Through tears, Mitchell, who was standing next to Hutchins when she was hit, described watching the cinematographer fall to the ground and learning about her death.
"I stood in my driveway screaming. I'll never forget what happened on the set of 'Rust' that day. I relive the shooting and the sound of the explosion from the gun over and over again," she said. "I'm depressed. I don't feel safe. I feel like at any moment, anything could happen to me and to those that I care about that are standing close to me."
Mitchell was the crew member who alerted law enforcement of the shooting.
"We had two people accidentally shot on a movie set by a prop gun, we need help immediately," Mitchell told a 911 emergency dispatcher on Oct. 21. "We were rehearsing and it went off, and I ran out, we all ran out."
The dispatcher asked if the gun was loaded with a real bullet.
"I cannot tell you. We have two injuries," Mitchell replied. "And this [expletive] AD [assistant director] that yelled at me at lunch, asking about revisions ,.. He's supposed to check the guns. He's responsible for what happens on the set."

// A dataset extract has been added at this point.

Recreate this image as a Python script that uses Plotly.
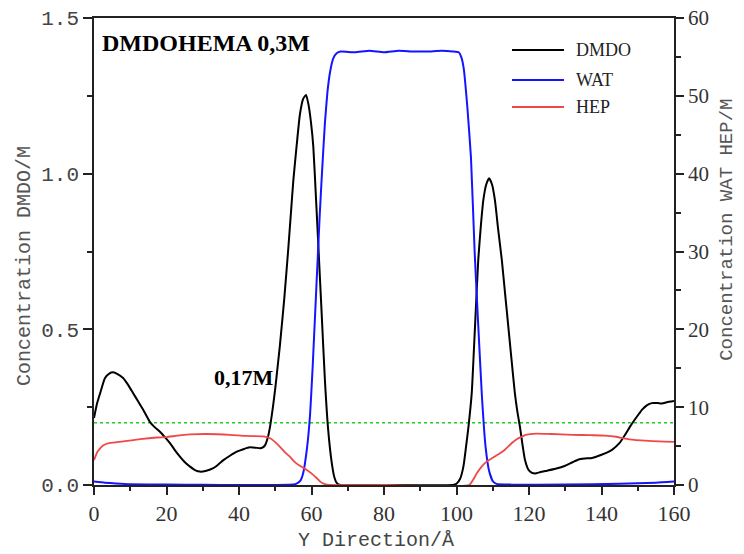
import plotly.graph_objects as go

# ---------------- data ----------------
dmdo_x = [0, 0.8, 1.7, 3, 4.2, 5.3, 6.5, 8.1, 9.5, 10.8, 12.2, 13.6, 15.4, 16.8, 18.2, 19.6, 21, 22.3,
          23.7, 25, 26.5, 28, 29.2, 31, 32.9, 34.3, 35.7, 37.5, 39.4, 41.2, 43, 44.5, 45.8, 46.6, 47.2,
          48, 48.6, 49.3, 50, 50.7, 51.3, 52.5, 53.6, 54.3, 55, 55.9, 56.8, 57.7, 58.5, 59.2, 59.9,
          60.5, 61.2, 61.9, 62.8, 63.7, 64.6, 65.6, 66.3, 67, 68, 80, 99, 100, 101, 101.9, 102.6,
          103.3, 104.2, 105.1, 106, 106.7, 107.4, 108.2, 109, 109.8, 110.6, 111.5, 112.5, 113.4,
          114.3, 115.2, 116.1, 116.8, 117.5, 118.2, 118.9, 119.8, 120.7, 121.7, 123, 125, 127.3, 130,
          132, 133.7, 135.5, 137.4, 140, 142.9, 145, 146.6, 148, 149.3, 150.3, 151.2, 152.5, 153.9,
          155.5, 156.7, 158, 160]
dmdo_y = [0.215, 0.26, 0.295, 0.343, 0.358, 0.362, 0.356, 0.343, 0.32, 0.295, 0.268, 0.241, 0.203,
          0.185, 0.171, 0.153, 0.134, 0.112, 0.091, 0.074, 0.059, 0.047, 0.043, 0.046, 0.054, 0.066,
          0.08, 0.094, 0.107, 0.115, 0.121, 0.12, 0.118, 0.121, 0.128, 0.155, 0.19, 0.245, 0.31,
          0.385, 0.45, 0.6, 0.76, 0.87, 0.98, 1.09, 1.19, 1.24, 1.253, 1.22, 1.16, 1.087, 0.93,
          0.766, 0.552, 0.337, 0.177, 0.07, 0.025, 0.006, 0, 0, 0, 0.004, 0.02, 0.059, 0.12, 0.187,
          0.295, 0.508, 0.723, 0.83, 0.915, 0.965, 0.985, 0.965, 0.915, 0.82, 0.723, 0.615, 0.508,
          0.40, 0.295, 0.235, 0.187, 0.13, 0.08, 0.05, 0.04, 0.037, 0.041, 0.046, 0.052, 0.062,
          0.073, 0.082, 0.085, 0.087, 0.097, 0.113, 0.135, 0.163, 0.19, 0.212, 0.228, 0.242, 0.256,
          0.263, 0.263, 0.262, 0.266, 0.27]

wat_x = [0, 3, 6, 10, 20, 30, 40, 50, 55, 56, 57, 57.7, 58.7, 59.6, 60.3, 61, 61.7, 62.3, 63, 63.7,
         64.4, 65.1, 66, 67, 68, 72, 76, 80, 84, 88, 92, 96, 99, 100.6, 101.3, 102, 103, 104, 105,
         106, 107, 108, 109, 110, 111, 115, 130, 145, 155, 160]
wat_y = [0.45, 0.3, 0.2, 0.1, 0.05, 0.02, 0.01, 0.01, 0.05, 0.2, 0.6, 1.5, 4.5, 9, 15, 22, 29, 35,
         41, 46.5, 50.5, 53, 54.8, 55.5, 55.7, 55.6, 55.8, 55.6, 55.8, 55.7, 55.7, 55.8, 55.7, 55.6,
         55, 53.5, 48.5, 42, 30, 20.5, 11.5, 5, 1.8, 0.5, 0.15, 0.05, 0.05, 0.15, 0.3, 0.45]

hep_x = [0, 1, 2.6, 4.4, 8, 12.7, 17.3, 20, 23, 26.5, 31, 37.5, 42, 46.7, 48.6, 50, 51.3, 52.7, 54.1,
         55.5, 57, 58.5, 60, 61.4, 62.5, 63.7, 65, 80, 103.5, 104.5, 105.6, 107, 108.3, 110, 112,
         113.5, 115.2, 116.7, 118, 119, 120.3, 122, 126, 132, 137, 141, 144, 146.6, 149, 152, 156, 160]
hep_y = [3.2, 4.3, 5.1, 5.4, 5.6, 5.9, 6.1, 6.15, 6.35, 6.5, 6.55, 6.45, 6.3, 6.25, 6.0, 5.5, 4.9,
         4.2, 3.6, 2.9, 2.4, 2.0, 1.5, 0.9, 0.4, 0.1, 0, 0, 0, 0.6, 1.5, 2.4, 3.0, 3.5, 4.07, 4.6,
         5.36, 5.9, 6.2, 6.45, 6.55, 6.6, 6.55, 6.45, 6.4, 6.35, 6.2, 5.95, 5.8, 5.7, 5.6, 5.55]

ref_x = [0, 160]
ref_level = [0.2, 0.2]

series_names = ["DMDO", "WAT", "HEP"]
series_colors = ["#000000", "#1414ff", "#f04848"]

x_ticks = [0, 20, 40, 60, 80, 100, 120, 140, 160]
left_ticks = [0, 0.5, 1.0, 1.5]
left_ticktext = ["0.0", "0.5", "1.0", "1.5"]
right_ticks = [0, 10, 20, 30, 40, 50, 60]

x_title = "Y Direction/Å"
left_title = "Concentration DMDO/M"
right_title = "Concentration WAT HEP/M"

MONO = "Liberation Mono"
SERIF = "Liberation Serif"
AX = "#222222"

fig = go.Figure()
fig.add_trace(go.Scatter(x=wat_x, y=wat_y, yaxis="y2", mode="lines", name=series_names[1],
                         line=dict(color=series_colors[1], width=2, shape="spline", smoothing=0.4)))
fig.add_trace(go.Scatter(x=hep_x, y=hep_y, yaxis="y2", mode="lines", name=series_names[2],
                         line=dict(color=series_colors[2], width=1.8, shape="spline", smoothing=0.5)))
fig.add_trace(go.Scatter(x=ref_x, y=ref_level, mode="lines", showlegend=False,
                         line=dict(color="#22cc22", width=1.5, dash="dot")))
fig.add_trace(go.Scatter(x=dmdo_x, y=dmdo_y, mode="lines", name=series_names[0],
                         line=dict(color=series_colors[0], width=2, shape="spline", smoothing=0.5)))

# page body has an 8px default margin, so the figure is sized/offset to compensate
fig.update_layout(
    width=736, height=546,
    margin=dict(l=86, r=70, t=10, b=69, autoexpand=False),
    paper_bgcolor="white", plot_bgcolor="white",
    showlegend=False,
    xaxis=dict(range=[0, 160], tickvals=x_ticks, ticks="outside", ticklen=8, tickwidth=1.5,
               tickcolor=AX, showline=True, linewidth=1.5, linecolor=AX, mirror=True,
               showgrid=False, zeroline=False, automargin=False, ticklabeloverflow="allow",
               minor=dict(ticks="outside", ticklen=4, tickwidth=1.5, tickcolor=AX, dtick=10, showgrid=False),
               tickfont=dict(family=SERIF, size=22, color="#333")),
    yaxis=dict(range=[0, 1.5], tickvals=left_ticks, ticktext=left_ticktext, ticks="outside",
               ticklen=9, tickwidth=1.5, tickcolor=AX, showline=True, linewidth=1.5, linecolor=AX,
               showgrid=False, zeroline=False, automargin=False, ticklabeloverflow="allow",
               minor=dict(ticks="outside", ticklen=5, tickwidth=1.5, tickcolor=AX, dtick=0.25, showgrid=False),
               tickfont=dict(family=MONO, size=21, color="#444")),
    yaxis2=dict(range=[0, 60], tickvals=right_ticks, overlaying="y", side="right", ticks="outside",
                ticklen=8, tickwidth=1.5, tickcolor=AX, showline=True, linewidth=1.5, linecolor=AX,
                showgrid=False, zeroline=False, automargin=False, ticklabeloverflow="allow",
                minor=dict(ticks="outside", ticklen=5, tickwidth=1.5, tickcolor=AX, dtick=5, showgrid=False),
                tickfont=dict(family=SERIF, size=21, color="#333")),
)

# axis titles
fig.add_annotation(xref="paper", yref="paper", x=0.486, y=-0.118, text=x_title, showarrow=False,
                   xanchor="center", yanchor="middle", font=dict(family=MONO, size=20, color="#444"))
fig.add_annotation(xref="paper", yref="paper", x=-0.119, y=0.469, text=left_title, showarrow=False,
                   textangle=-90, xanchor="center", yanchor="middle",
                   font=dict(family=MONO, size=20, color="#555"))
fig.add_annotation(xref="paper", yref="paper", x=1.091, y=0.546, text=right_title, showarrow=False,
                   textangle=-90, xanchor="center", yanchor="middle",
                   font=dict(family=MONO, size=19, color="#555"))

# manual legend (line sample + label)
legend_rows = [0.9315, 0.8672, 0.8094]
for name, color, yy in zip(series_names, series_colors, legend_rows):
    fig.add_shape(type="line", xref="paper", yref="paper", x0=0.7207, x1=0.8103, y0=yy, y1=yy,
                  line=dict(color=color, width=2))
    fig.add_annotation(xref="paper", yref="paper", x=0.8276, y=yy, text=name, showarrow=False,
                       xanchor="left", yanchor="middle", font=dict(family=SERIF, size=18, color="#222"))

fig.add_annotation(x=1.66, y=1.42, text="<b>DMDOHEMA 0,3M</b>", showarrow=False, xanchor="left",
                   yanchor="middle", font=dict(family=SERIF, size=24, color="black"))
fig.add_annotation(x=32.5, y=0.344, text="<b>0,17M</b>", showarrow=False, xanchor="left",
                   yanchor="middle", font=dict(family=SERIF, size=22, color="black"))

fig.write_html("out.html")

Mitchell, who said she has worked as a script supervisor for 40 years, said she always felt safe, stimulated and inspired on movie sets.
"I have never before seen anything like what happened on Oct. 21. And I never want to see what happened on that day," she said Wednesday.
In the days leading up to the shooting, a camera crew for the movie walked off the job to protest conditions and production issues that included safety concerns.
"We've now had 3 accidental discharges. This is super unsafe," according to a text message that a crew member sent to a unit production manager.
Santa Fe-area District Attorney Mary Carmack-Altwies also said she is concerned that there were so many levels of safety failures.
During the Wednesday press conference, Mitchell described Hutchins as a friend.
"Halyna walked by [that day] and flashed her gorgeous smile at me. I'm never gonna forget that. She was a great collaborator on this set and my new friend. She was pure light. She just had beautiful energy," she said.
Mitchell's lawsuit joins Serge Svetnoy's, which was filed last week.
Svetnoy, head of lighting on the film, alleged negligence that caused him "severe emotional distress" that will haunt him forever.
Svetnoy's lawsuit, filed in Los Angeles Superior Court, names nearly two dozen defendants associated with the film including Baldwin, who was both star and a producer; David Halls, the assistant director who handed Baldwin the gun; and Hannah Gutierrez Reed, who was in charge of weapons on the set.
The Associated Press contributed to this report.